Asteroids and comets are essentially leftovers from planet formation. They are bits of material that were
never swept up into planets.
We find rocky asteroids in the inner solar system (in the asteroid belt between Mars and Jupiter, mainly).
Farther out, where hydrogen compounds were able to condense into ices, the small leftover bodies were
icy—and so we have comets.
15) what is the heavy bombardment, and when did it occur?
The heavy bombardment was a period when many comets or asteroids were striking the planets. This
bombardment occurred near the end of planet formation or early in the solar system’s life, within the first
few hundred million years.
16) Formation of the Moon was due to a large impact? Describe this process? Did other planets on the solar
system suffered from large impacts or collisions as well?.

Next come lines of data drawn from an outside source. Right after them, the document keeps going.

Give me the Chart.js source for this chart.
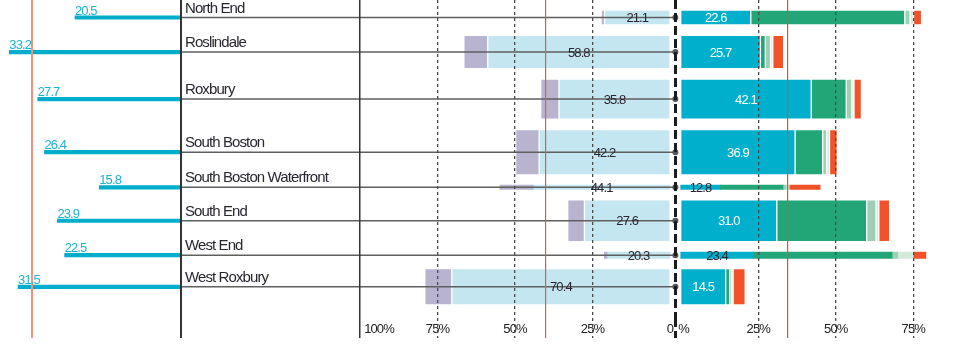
<!DOCTYPE html>
<html><head><meta charset="utf-8">
<script src="https://cdn.jsdelivr.net/npm/chart.js@4/dist/chart.umd.min.js"></script>
<style>html,body{margin:0;padding:0;background:#fff;}canvas{display:block;}</style>
</head><body>
<canvas id="c" width="968" height="355"></canvas>
<script>
// ---------------- DATA ----------------
const neighborhoods = ['North End','Roslindale','Roxbury','South Boston','South Boston Waterfront','South End','West End','West Roxbury'];
const rowWeights = [15, 33.3, 40, 45.3, 4.3, 41.7, 6.3, 36.3];       // relative row thickness
const panelValues = [20.5, 33.2, 27.7, 26.4, 15.8, 23.9, 22.5, 31.5];
const leftMain  = [21.1, 58.8, 35.8, 42.2, 44.1, 27.6, 20.3, 70.4];
const leftExtra = [1.1, 7.7, 5.9, 7.6, 10.8, 5.4, 0.9, 8.7];
const rightMain = [22.6, 25.7, 42.1, 36.9, 12.8, 31.0, 23.4, 14.5];
const rightGreen = [49.7, 1.6, 11.3, 8.9, 20.4, 29.0, 45.0, 1.3];
const rightLightGreen = [1.7, 1.7, 1.8, 1.3, 1.0, 3.0, 1.8, 0.5];
const rightPale = [1.1, 0.7, 0.7, 0.9, 1.0, 0.9, 5.0, 0.6];
const rightOrange = [2.6, 3.5, 2.4, 2.5, 9.8, 3.5, 3.9, 3.9];
const averages = [28.9, 40.1, 34.5];   // panel, left side, right side
const leftTicks = [0, 25, 50, 75, 100];
const leftTickLabels = ['0', '25%', '50%', '75%', '100%'];
const rightTicks = [0, 25, 50, 75];
const rightTickLabels = ['\u2002%', '25%', '50%', '75%'];

// ---------------- LAYOUT ----------------
const FONT = "'Liberation Sans',Arial,sans-serif";
const LETTER = '-0.9px';
const W = 968, H = 355;
const PANEL_W = 181, PANEL_MAX = 35;
const PCT_PX = 3.1, HALF_GAP = 1.73;
const MID_W = 494.35, RIGHT_W = W - PANEL_W - MID_W;
const midMax = MID_W / PCT_PX - HALF_GAP;
const rightMax = RIGHT_W / PCT_PX - HALF_GAP;
const ROW_GAP = 10.4, TOP_PAD = 10;
const AXIS_H = 37, PLOT_H = H - AXIS_H;
const Y_PX = 1; // px per y unit

const centers = [];
{ let acc = 0; rowWeights.forEach(w => { centers.push(acc + w / 2); acc += w + ROW_GAP; }); }

const COL = {
  cyan: '#00AFCC', light: '#C4E6F0', purple: '#B8B4CF', green: '#22A577',
  lgreen: '#9ED0B4', pale: '#D2EADC', orange: '#F2522A', text: '#2A2630',
  panel: '#00AECB', panelText: '#1DB1D2'
};

// ---------------- DATASETS ----------------
const datasets = [];
const rowLine = [];
centers.forEach(c => { rowLine.push({x: midMax, y: c}, {x: -HALF_GAP, y: c}, {x: null, y: null}); });
datasets.push({type: 'line', xAxisID: 'xm', yAxisID: 'y', data: rowLine, borderColor: '#5f5f5f', borderWidth: 1.5,
  pointRadius: ctx => (ctx.dataIndex % 3 === 1 ? 3 : 0), pointBackgroundColor: '#555', pointBorderWidth: 0,
  spanGaps: false, tension: 0, order: 0, clip: false});

const PANEL_DS = datasets.length;
datasets.push({type: 'bar', xAxisID: 'x', yAxisID: 'y', grouped: false, barThickness: 3.5, order: 2,
  data: centers.map((c, i) => ({x: [0, panelValues[i]], y: c})), backgroundColor: COL.panel, borderWidth: 0});

function makeRow(axis, c, segs, colors, w) {
  let acc = 0;
  const data = segs.map(v => { const d = {x: [acc, acc + v], y: c}; acc += v; return d; });
  return {type: 'bar', xAxisID: axis, yAxisID: 'y', data, backgroundColor: colors,
    borderColor: 'rgba(255,255,255,0.55)', borderWidth: w > 8 ? 1 : 0, borderSkipped: false,
    barThickness: w * Y_PX, grouped: false, order: 2};
}
const rowIdx = [];
centers.forEach((c, i) => {
  const l = datasets.length;
  datasets.push(makeRow('xm', c, [leftMain[i], leftExtra[i]], [COL.light, COL.purple], rowWeights[i]));
  const r = datasets.length;
  datasets.push(makeRow('xr', c, [rightMain[i], rightGreen[i], rightLightGreen[i], rightPale[i], rightOrange[i]],
    [COL.cyan, COL.green, COL.lgreen, COL.pale, COL.orange], rowWeights[i]));
  rowIdx.push({l, r});
});

// ---------------- AXES ----------------
function fitX(s) { s.height = AXIS_H; s.paddingLeft = 0; s.paddingRight = 0; }
function xAxis(id, weight, stackWeight, min, max, reverse, tickVals, labels, styles) {
  return {
    type: 'linear', position: 'bottom', stack: 'b', stackWeight, weight, min, max, reverse, offset: false,
    afterBuildTicks: s => { s.ticks = tickVals.map(v => ({value: v})); },
    afterFit: fitX,
    ticks: { autoSkip: false, maxRotation: 0, minRotation: 0, padding: -16, color: '#222',
      font: {family: FONT, size: 13}, callback: (v, i) => labels[i] || '' },
    grid: { z: 1, drawOnChartArea: true, drawTicks: true, tickLength: 20,
      color: c => styles[c.index].c, lineWidth: c => styles[c.index].w,
      tickColor: c => styles[c.index].c, tickWidth: c => styles[c.index].w,
      tickBorderDash: c => styles[c.index].d },
    border: { display: false, dash: c => styles[c.index].d }
  };
}
const solid = (c, w) => ({c, w, d: []});
const dotted = {c: '#4a4a4a', w: 1.3, d: [3, 3]};
const dashedBold = {c: '#1c1c1c', w: 3, d: [9, 4]};
const none = {c: 'rgba(0,0,0,0)', w: 0, d: []};

const pTicks = [0, averages[0]];
const pStyles = [solid('#333', 2), solid('#F4917B', 2)];
const mTicks = [...leftTicks, averages[1], -HALF_GAP];
const mLabels = leftTickLabels.map(t => t === '100%' ? '\u2007\u2007\u2007\u2007\u2007\u2007100%' : t);
const mStyles = [none, dotted, dotted, dotted, solid('#333', 1.5), solid('#E65A3F', 1.2), dashedBold];
const rTicks = [...rightTicks, averages[2]];
const rStyles = [none, dotted, dotted, dotted, solid('#E0532F', 1.2)];

const chart = new Chart(document.getElementById('c'), {
  type: 'bar',
  data: { datasets },
  options: {
    responsive: false, animation: false, indexAxis: 'y',
    layout: { padding: 0, autoPadding: false },
    plugins: { legend: {display: false}, tooltip: {enabled: false} },
    scales: {
      x: xAxis('x', 0, PANEL_W, 0, PANEL_MAX, true, pTicks, [], pStyles),
      xm: xAxis('xm', 1, MID_W, -HALF_GAP, midMax, true, mTicks, mLabels, mStyles),
      xr: xAxis('xr', 2, RIGHT_W, -HALF_GAP, rightMax, false, rTicks, rightTickLabels, rStyles),
      y: {
        type: 'linear', position: 'left', reverse: true, offset: false,
        min: -TOP_PAD / Y_PX, max: (PLOT_H - TOP_PAD) / Y_PX,
        afterBuildTicks: s => { s.ticks = centers.map(v => ({value: v})); },
        afterFit: s => { s.paddingTop = 0; s.paddingBottom = 0; s.width = 0; },
        ticks: { mirror: true, padding: PANEL_W + 4, labelOffset: -9, autoSkip: false,
          color: COL.text, font: {family: FONT, size: 15}, callback: (v, i) => neighborhoods[i] },
        grid: { display: false, drawTicks: false },
        border: { display: false }
      }
    }
  },
  plugins: [{
    id: 'barLabels',
    beforeDraw(ch) { ch.ctx.letterSpacing = LETTER; },
    afterDraw(ch) {
      const ctx = ch.ctx;
      ctx.save();
      ctx.letterSpacing = LETTER;
      const pm = ch.getDatasetMeta(PANEL_DS);
      ctx.font = `13px ${FONT}`;
      ctx.fillStyle = COL.panelText; ctx.textAlign = 'left'; ctx.textBaseline = 'alphabetic';
      pm.data.forEach((el, i) => {
        ctx.fillText(panelValues[i].toFixed(1), Math.min(el.x, el.base), el.y - 3);
      });
      ctx.textAlign = 'center'; ctx.textBaseline = 'middle';
      rowIdx.forEach((o, i) => {
        const le = ch.getDatasetMeta(o.l).data[0];
        ctx.fillStyle = COL.text;
        ctx.fillText(leftMain[i].toFixed(1), (le.x + le.base) / 2, le.y + 1);
        const re = ch.getDatasetMeta(o.r).data[0];
        ctx.fillStyle = rowWeights[i] > 10 ? '#ffffff' : COL.text;
        ctx.fillText(rightMain[i].toFixed(1), (re.x + re.base) / 2, re.y + 1);
      });
      ctx.restore();
    }
  }]
});
</script>
</body></html>
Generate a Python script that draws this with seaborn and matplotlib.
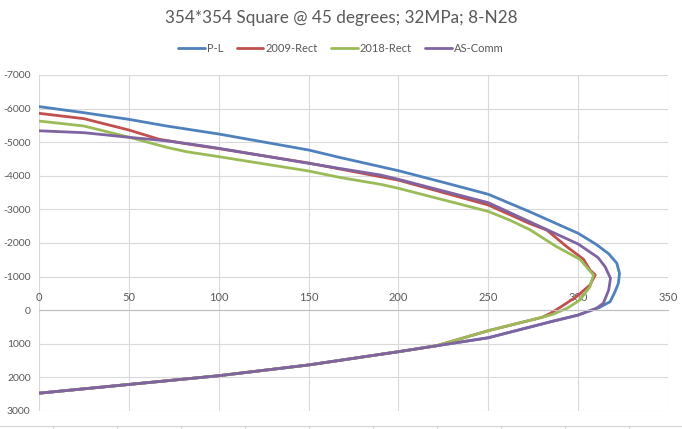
import numpy as np
import pandas as pd
import matplotlib
matplotlib.use("Agg")
import matplotlib.pyplot as plt
from matplotlib.lines import Line2D
import seaborn as sns

# moment (kNm) vs axial load (kN, compression negative)
pl_m = [0, 25, 50, 71, 100, 150, 167, 200, 227, 250, 273, 300, 310, 317, 321.5, 323, 322.4,
        320.5, 317.8, 312, 305, 300, 285, 250, 221, 200, 150, 100, 50, 0]
pl_n = [-6060, -5878, -5680, -5482, -5244, -4768, -4550, -4152, -3777, -3450, -2932, -2289,
        -1961, -1680, -1400, -1100, -800, -550, -253, -86, 45, 145, 340, 820, 1060, 1235,
        1630, 1950, 2210, 2470]

rect2009_m = [0, 25, 50, 67, 90, 100, 150, 200, 250, 273, 282.5, 293.7, 303, 306.6, 309.5,
              306.6, 299, 290, 284, 280, 250, 221, 200, 150, 100, 50, 0]
rect2009_n = [-5860, -5700, -5363, -5085, -4887, -4810, -4380, -3870, -3131, -2580, -2387,
              -1890, -1515, -1196, -1050, -750, -400, -86, 110, 210, 610, 1060, 1235, 1630,
              1950, 2210, 2470]

rect2018_m = [0, 25, 50, 71, 82, 100, 150, 167, 190, 200, 250, 262, 273, 288, 301, 308.5,
              306.6, 301, 294, 286, 280, 250, 221, 200, 150, 100, 50, 0]
rect2018_n = [-5630, -5482, -5150, -4848, -4718, -4570, -4143, -3955, -3747, -3628, -2940,
              -2680, -2400, -1890, -1515, -1050, -700, -304, -60, 120, 210, 610, 1060, 1235,
              1630, 1950, 2210, 2470]

ascomm_m = [0, 25, 50, 71, 90, 100, 150, 167, 190, 200, 250, 273, 300, 311, 315, 318, 317, 314,
            310, 305, 300, 285, 250, 221, 200, 150, 100, 50, 0]
ascomm_n = [-5340, -5283, -5146, -5040, -4900, -4818, -4372, -4222, -4024, -3896, -3200, -2634,
            -1970, -1570, -1295, -950, -600, -205, -50, 45, 145, 340, 820, 1060, 1235, 1630,
            1950, 2210, 2470]

series_names = ["P-L", "2009-Rect", "2018-Rect", "AS-Comm"]
colors = ["#4F81BD", "#C0504D", "#9BBB59", "#8064A2"]

x_ticks = list(range(0, 351, 50))
y_ticks = list(range(-7000, 3001, 1000))
title = "354*354 Square @ 45 degrees; 32MPa; 8-N28"

frames = []
for name, m, n in zip(series_names,
                      [pl_m, rect2009_m, rect2018_m, ascomm_m],
                      [pl_n, rect2009_n, rect2018_n, ascomm_n]):
    frames.append(pd.DataFrame({"M": m, "N": n, "series": name}))
df = pd.concat(frames, ignore_index=True)

sns.set_theme(style="white")
plt.rcParams["font.family"] = ["Lato", "DejaVu Sans"]
plt.rcParams["axes.unicode_minus"] = False

fig = plt.figure(figsize=(6.82, 4.29), dpi=100)
ax = fig.add_axes([39 / 682, 1 - 411 / 429, 629 / 682, 336 / 429])

sns.lineplot(data=df, x="M", y="N", hue="series", hue_order=series_names,
             palette=colors, sort=False, estimator=None, lw=2.0, ax=ax, legend=True)

grey = "#D9D9D9"
text_col = "#595959"
ax.set_xlim(0, 350)
ax.set_ylim(3000, -7000)
ax.set_xticks(x_ticks)
ax.set_yticks(y_ticks)
ax.set_xticklabels([str(v) for v in x_ticks])
ax.set_yticklabels([str(v) for v in y_ticks])
ax.grid(True, color=grey, lw=0.8)
ax.set_xlabel("")
ax.set_ylabel("")

# x axis crosses at N = 0, labels sit above it
for s in ["left", "right", "bottom"]:
    ax.spines[s].set_visible(False)
ax.spines["top"].set_position(("data", 0))
ax.spines["top"].set_color("#BFBFBF")
ax.spines["top"].set_linewidth(0.8)
ax.xaxis.set_ticks_position("top")
ax.tick_params(axis="x", length=0, pad=5.5, labelsize=8, labelcolor=text_col)
ax.tick_params(axis="y", length=0, pad=6, labelsize=7.5, labelcolor=text_col)

handles, labels = ax.get_legend_handles_labels()
ax.get_legend().remove()
fig.legend(handles, labels, loc="center", bbox_to_anchor=(0.5, 1 - 48 / 429), ncol=4,
           frameon=False, fontsize=8, handlelength=2.4, handletextpad=0.2,
           columnspacing=1.2, labelcolor=text_col)

fig.suptitle(title, y=1 - 18 / 429, va="center", fontsize=12.3, color=text_col)

# spreadsheet cell borders peeking in under the chart
fig.add_artist(Line2D([0, 1], [1 - 426 / 429] * 2, transform=fig.transFigure,
                      color="#D4D4D4", lw=0.8))
for px in range(53, 682, 64):
    fig.add_artist(Line2D([px / 682] * 2, [0, 1 - 426 / 429], transform=fig.transFigure,
                          color="#D4D4D4", lw=0.8))

fig.savefig("out.png", dpi=100)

We think that the Moon formed when a large impactor struck Earth with a glancing blow. Such a collision
would have blown a lot of material into orbit around Earth, temporarily forming a disk around our planet.
From this disk, the Moon formed. Evidence in favor of this theory includes the chemical composition of the
Moon: It is similar to Earth’s mantle (which is where the material probably came from) and it is deficient
in easily vaporized compounds like water.
It is not really surprising that such an event could have affected Earth. There are other objects in the solar
system that seem to show the effects of similar collisions. Uranus is tipped over. Pluto is both tipped over
and has a large moon like Earth does. Mercury lacks most of the outer layers we would expect it to have,
which might have been blasted off in a collision.